[TASK STATEMENT] Give the material once more, word for word, without any images.

>> Begin PROVIDED DATA

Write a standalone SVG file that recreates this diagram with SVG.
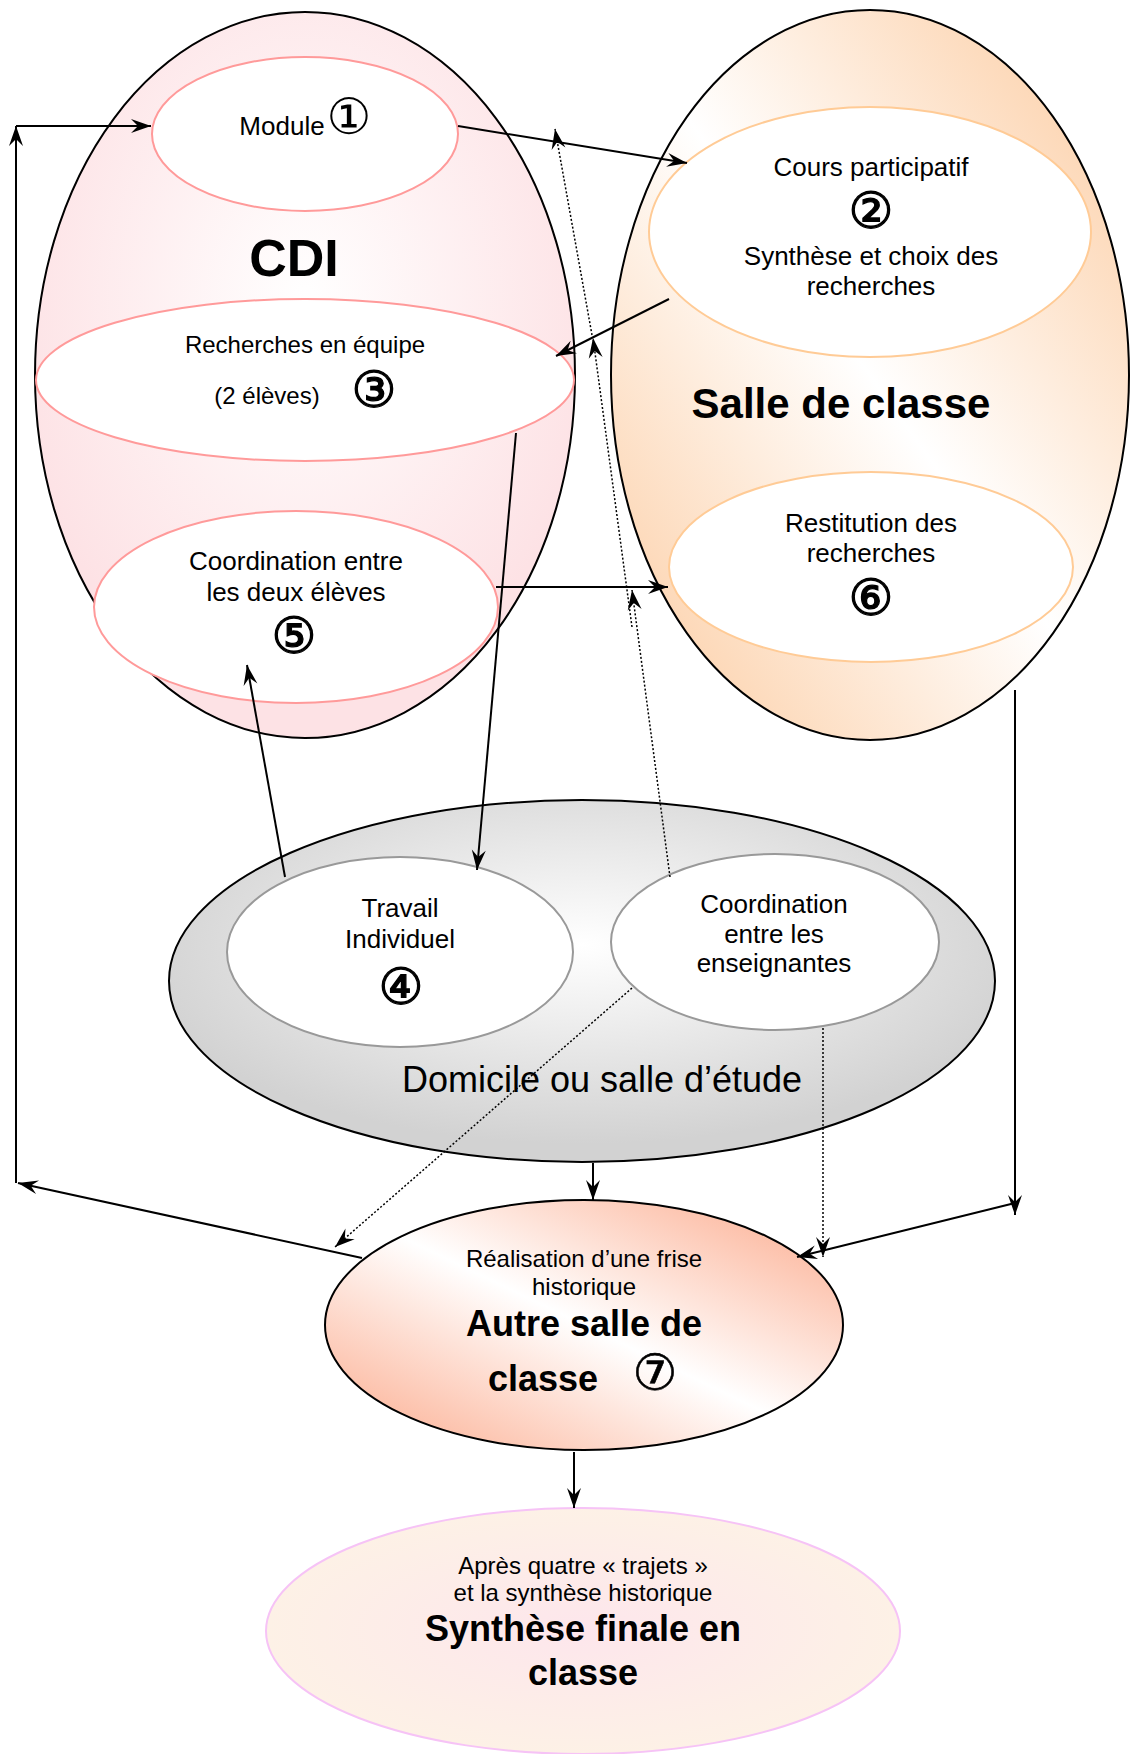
<svg xmlns="http://www.w3.org/2000/svg" width="1131" height="1754" viewBox="0 0 1131 1754">
<defs>
<radialGradient id="gCdi" cx="0.5" cy="0.4" r="0.55">
<stop offset="0" stop-color="#ffffff"/>
<stop offset="1" stop-color="#fde2e5"/>
</radialGradient>
<linearGradient id="gSalle" x1="0" y1="1" x2="1" y2="0">
<stop offset="0" stop-color="#fcc99c"/>
<stop offset="0.5" stop-color="#ffffff"/>
<stop offset="1" stop-color="#fcc99c"/>
</linearGradient>
<radialGradient id="gDom" cx="0.5" cy="0.4" r="0.55">
<stop offset="0" stop-color="#ffffff"/>
<stop offset="1" stop-color="#d2d2d2"/>
</radialGradient>
<linearGradient id="gAutre" x1="0" y1="1" x2="1" y2="0">
<stop offset="0.05" stop-color="#fcb094"/>
<stop offset="0.5" stop-color="#ffffff"/>
<stop offset="0.95" stop-color="#fcb094"/>
</linearGradient>
<radialGradient id="gFin" cx="0.5" cy="0.5" r="0.5">
<stop offset="0" stop-color="#fde6ec"/>
<stop offset="1" stop-color="#fdf1e6"/>
</radialGradient>
<marker id="ah" viewBox="-22 -8 24 16" markerWidth="24" markerHeight="16" refX="0" refY="0" markerUnits="userSpaceOnUse" orient="auto">
<path d="M0,0 L-20,-7 L-13,0 L-20,7 Z" fill="#000"/>
</marker>
</defs>
<style>
.outer{stroke:#000;stroke-width:2}
.in-red{fill:#fff;stroke:#ff9a9a;stroke-width:2}
.in-or{fill:#fff;stroke:#ffcb96;stroke-width:2}
.in-gr{fill:#fff;stroke:#999;stroke-width:2}
text{font-family:"Liberation Sans",Arial,sans-serif;fill:#000;text-anchor:middle}
.t26{font-size:26px}
.t24{font-size:24px}
.t36{font-size:36px}
.b{font-weight:bold}
.num{font-family:"DejaVu Sans",sans-serif;font-size:50px}
.thick{stroke:#000;stroke-width:1.3}
.mid{stroke:#000;stroke-width:0.6}
.con{fill:none;stroke:#000;stroke-width:2;marker-end:url(#ah)}
.dot{fill:none;stroke:#000;stroke-width:1.5;stroke-dasharray:2 2;marker-end:url(#ah)}
</style>

<g id="cdi">
<ellipse class="outer" cx="305" cy="375" rx="270" ry="363" fill="url(#gCdi)"/>
<text class="b" x="294" y="276" style="font-size:52px">CDI</text>
</g>
<g id="module">
<ellipse class="in-red" cx="305" cy="134" rx="153" ry="77"/>
<text class="t26" x="282" y="135">Module</text>
<text class="num" x="349" y="134">①</text>
</g>
<g id="recherches">
<ellipse class="in-red" cx="305" cy="380" rx="269" ry="81"/>
<text class="t24" x="305" y="353">Recherches en équipe</text>
<text class="t24" x="267" y="404">(2 élèves)</text>
<text class="num thick" x="374" y="407">③</text>
</g>
<g id="coord-eleves">
<ellipse class="in-red" cx="296" cy="607" rx="202" ry="96"/>
<text class="t26" x="296" y="570">Coordination entre</text>
<text class="t26" x="296" y="601">les deux élèves</text>
<text class="num thick" x="294" y="653">⑤</text>
</g>

<g id="salle">
<ellipse class="outer" cx="870" cy="375" rx="259" ry="365" fill="url(#gSalle)"/>
<text class="b" x="841" y="418" style="font-size:42px">Salle de classe</text>
</g>
<g id="cours">
<ellipse class="in-or" cx="870" cy="232" rx="221" ry="125"/>
<text class="t26" x="871" y="176">Cours participatif</text>
<text class="num thick" x="871" y="228">②</text>
<text class="t26" x="871" y="265">Synthèse et choix des</text>
<text class="t26" x="871" y="295">recherches</text>
</g>
<g id="restitution">
<ellipse class="in-or" cx="871" cy="567" rx="202" ry="95"/>
<text class="t26" x="871" y="532">Restitution des</text>
<text class="t26" x="871" y="562">recherches</text>
<text class="num thick" x="871" y="615">⑥</text>
</g>

<g id="domicile">
<ellipse class="outer" cx="582" cy="981" rx="413" ry="181" fill="url(#gDom)"/>
<text class="t36" x="602" y="1092">Domicile ou salle d’étude</text>
</g>
<g id="travail">
<ellipse class="in-gr" cx="400" cy="952" rx="173" ry="95"/>
<text class="t26" x="400" y="917">Travail</text>
<text class="t26" x="400" y="948">Individuel</text>
<text class="num thick" x="401" y="1004">④</text>
</g>
<g id="coord-ens">
<ellipse class="in-gr" cx="775" cy="942" rx="164" ry="88"/>
<text class="t26" x="774" y="913">Coordination</text>
<text class="t26" x="774" y="943">entre les</text>
<text class="t26" x="774" y="972">enseignantes</text>
</g>

<g id="autre-salle">
<ellipse class="outer" cx="584" cy="1325" rx="259" ry="125" fill="url(#gAutre)"/>
<text class="t24" x="584" y="1267">Réalisation d’une frise</text>
<text class="t24" x="584" y="1295">historique</text>
<text class="t36 b" x="584" y="1336">Autre salle de</text>
<text class="t36 b" x="543" y="1391">classe</text>
<text class="num mid" x="655" y="1390">⑦</text>
</g>

<g id="synthese-finale">
<ellipse cx="583" cy="1631" rx="317" ry="123" fill="url(#gFin)" stroke="#f6c3f6" stroke-width="2"/>
<text class="t24" x="583" y="1574">Après quatre « trajets »</text>
<text class="t24" x="583" y="1601">et la synthèse historique</text>
<text class="t36 b" x="583" y="1641">Synthèse finale en</text>
<text class="t36 b" x="583" y="1685">classe</text>
</g>

<g id="connectors">
<path class="con" d="M362,1258 L18,1183"/>
<path class="con" d="M16,1183 L16,126"/>
<path class="con" d="M16,126 L151,126"/>
<path class="con" d="M458,126 L687,163"/>
<path class="con" d="M669,299 L556,356"/>
<path class="con" d="M516,433 L477,870"/>
<path class="con" d="M285,877 L247,665"/>
<path class="con" d="M496,587 L668,587"/>
<path class="dot" d="M670,877 L632,590"/>
<path class="dot" d="M632,627 L593,338"/>
<path class="dot" d="M592,335 L555,129"/>
<path class="dot" d="M632,988 L335,1247"/>
<path class="dot" d="M823,1028 L823,1257"/>
<path class="con" d="M593,1163 L593,1200"/>
<path class="con" d="M1015,690 L1015,1215"/>
<path class="con" d="M1015,1203 L797,1257"/>
<path class="con" d="M574,1452 L574,1508"/>
</g>
</svg>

>> End PROVIDED DATA

[RESULT OF THE EXERCISE]
Write a standalone SVG file that recreates this diagram with SVG.
<svg xmlns="http://www.w3.org/2000/svg" width="1131" height="1754" viewBox="0 0 1131 1754">
<defs>
<radialGradient id="gCdi" cx="0.5" cy="0.4" r="0.55">
<stop offset="0" stop-color="#ffffff"/>
<stop offset="1" stop-color="#fde2e5"/>
</radialGradient>
<linearGradient id="gSalle" x1="0" y1="1" x2="1" y2="0">
<stop offset="0" stop-color="#fcc99c"/>
<stop offset="0.5" stop-color="#ffffff"/>
<stop offset="1" stop-color="#fcc99c"/>
</linearGradient>
<radialGradient id="gDom" cx="0.5" cy="0.4" r="0.55">
<stop offset="0" stop-color="#ffffff"/>
<stop offset="1" stop-color="#d2d2d2"/>
</radialGradient>
<linearGradient id="gAutre" x1="0" y1="1" x2="1" y2="0">
<stop offset="0.05" stop-color="#fcb094"/>
<stop offset="0.5" stop-color="#ffffff"/>
<stop offset="0.95" stop-color="#fcb094"/>
</linearGradient>
<radialGradient id="gFin" cx="0.5" cy="0.5" r="0.5">
<stop offset="0" stop-color="#fde6ec"/>
<stop offset="1" stop-color="#fdf1e6"/>
</radialGradient>
<marker id="ah" viewBox="-22 -8 24 16" markerWidth="24" markerHeight="16" refX="0" refY="0" markerUnits="userSpaceOnUse" orient="auto">
<path d="M0,0 L-20,-7 L-13,0 L-20,7 Z" fill="#000"/>
</marker>
</defs>
<style>
.outer{stroke:#000;stroke-width:2}
.in-red{fill:#fff;stroke:#ff9a9a;stroke-width:2}
.in-or{fill:#fff;stroke:#ffcb96;stroke-width:2}
.in-gr{fill:#fff;stroke:#999;stroke-width:2}
text{font-family:"Liberation Sans",Arial,sans-serif;fill:#000;text-anchor:middle}
.t26{font-size:26px}
.t24{font-size:24px}
.t36{font-size:36px}
.b{font-weight:bold}
.num{font-family:"DejaVu Sans",sans-serif;font-size:50px}
.thick{stroke:#000;stroke-width:1.3}
.mid{stroke:#000;stroke-width:0.6}
.con{fill:none;stroke:#000;stroke-width:2;marker-end:url(#ah)}
.dot{fill:none;stroke:#000;stroke-width:1.5;stroke-dasharray:2 2;marker-end:url(#ah)}
</style>

<g id="cdi">
<ellipse class="outer" cx="305" cy="375" rx="270" ry="363" fill="url(#gCdi)"/>
<text class="b" x="294" y="276" style="font-size:52px">CDI</text>
</g>
<g id="module">
<ellipse class="in-red" cx="305" cy="134" rx="153" ry="77"/>
<text class="t26" x="282" y="135">Module</text>
<text class="num" x="349" y="134">①</text>
</g>
<g id="recherches">
<ellipse class="in-red" cx="305" cy="380" rx="269" ry="81"/>
<text class="t24" x="305" y="353">Recherches en équipe</text>
<text class="t24" x="267" y="404">(2 élèves)</text>
<text class="num thick" x="374" y="407">③</text>
</g>
<g id="coord-eleves">
<ellipse class="in-red" cx="296" cy="607" rx="202" ry="96"/>
<text class="t26" x="296" y="570">Coordination entre</text>
<text class="t26" x="296" y="601">les deux élèves</text>
<text class="num thick" x="294" y="653">⑤</text>
</g>

<g id="salle">
<ellipse class="outer" cx="870" cy="375" rx="259" ry="365" fill="url(#gSalle)"/>
<text class="b" x="841" y="418" style="font-size:42px">Salle de classe</text>
</g>
<g id="cours">
<ellipse class="in-or" cx="870" cy="232" rx="221" ry="125"/>
<text class="t26" x="871" y="176">Cours participatif</text>
<text class="num thick" x="871" y="228">②</text>
<text class="t26" x="871" y="265">Synthèse et choix des</text>
<text class="t26" x="871" y="295">recherches</text>
</g>
<g id="restitution">
<ellipse class="in-or" cx="871" cy="567" rx="202" ry="95"/>
<text class="t26" x="871" y="532">Restitution des</text>
<text class="t26" x="871" y="562">recherches</text>
<text class="num thick" x="871" y="615">⑥</text>
</g>

<g id="domicile">
<ellipse class="outer" cx="582" cy="981" rx="413" ry="181" fill="url(#gDom)"/>
<text class="t36" x="602" y="1092">Domicile ou salle d’étude</text>
</g>
<g id="travail">
<ellipse class="in-gr" cx="400" cy="952" rx="173" ry="95"/>
<text class="t26" x="400" y="917">Travail</text>
<text class="t26" x="400" y="948">Individuel</text>
<text class="num thick" x="401" y="1004">④</text>
</g>
<g id="coord-ens">
<ellipse class="in-gr" cx="775" cy="942" rx="164" ry="88"/>
<text class="t26" x="774" y="913">Coordination</text>
<text class="t26" x="774" y="943">entre les</text>
<text class="t26" x="774" y="972">enseignantes</text>
</g>

<g id="autre-salle">
<ellipse class="outer" cx="584" cy="1325" rx="259" ry="125" fill="url(#gAutre)"/>
<text class="t24" x="584" y="1267">Réalisation d’une frise</text>
<text class="t24" x="584" y="1295">historique</text>
<text class="t36 b" x="584" y="1336">Autre salle de</text>
<text class="t36 b" x="543" y="1391">classe</text>
<text class="num mid" x="655" y="1390">⑦</text>
</g>

<g id="synthese-finale">
<ellipse cx="583" cy="1631" rx="317" ry="123" fill="url(#gFin)" stroke="#f6c3f6" stroke-width="2"/>
<text class="t24" x="583" y="1574">Après quatre « trajets »</text>
<text class="t24" x="583" y="1601">et la synthèse historique</text>
<text class="t36 b" x="583" y="1641">Synthèse finale en</text>
<text class="t36 b" x="583" y="1685">classe</text>
</g>

<g id="connectors">
<path class="con" d="M362,1258 L18,1183"/>
<path class="con" d="M16,1183 L16,126"/>
<path class="con" d="M16,126 L151,126"/>
<path class="con" d="M458,126 L687,163"/>
<path class="con" d="M669,299 L556,356"/>
<path class="con" d="M516,433 L477,870"/>
<path class="con" d="M285,877 L247,665"/>
<path class="con" d="M496,587 L668,587"/>
<path class="dot" d="M670,877 L632,590"/>
<path class="dot" d="M632,627 L593,338"/>
<path class="dot" d="M592,335 L555,129"/>
<path class="dot" d="M632,988 L335,1247"/>
<path class="dot" d="M823,1028 L823,1257"/>
<path class="con" d="M593,1163 L593,1200"/>
<path class="con" d="M1015,690 L1015,1215"/>
<path class="con" d="M1015,1203 L797,1257"/>
<path class="con" d="M574,1452 L574,1508"/>
</g>
</svg>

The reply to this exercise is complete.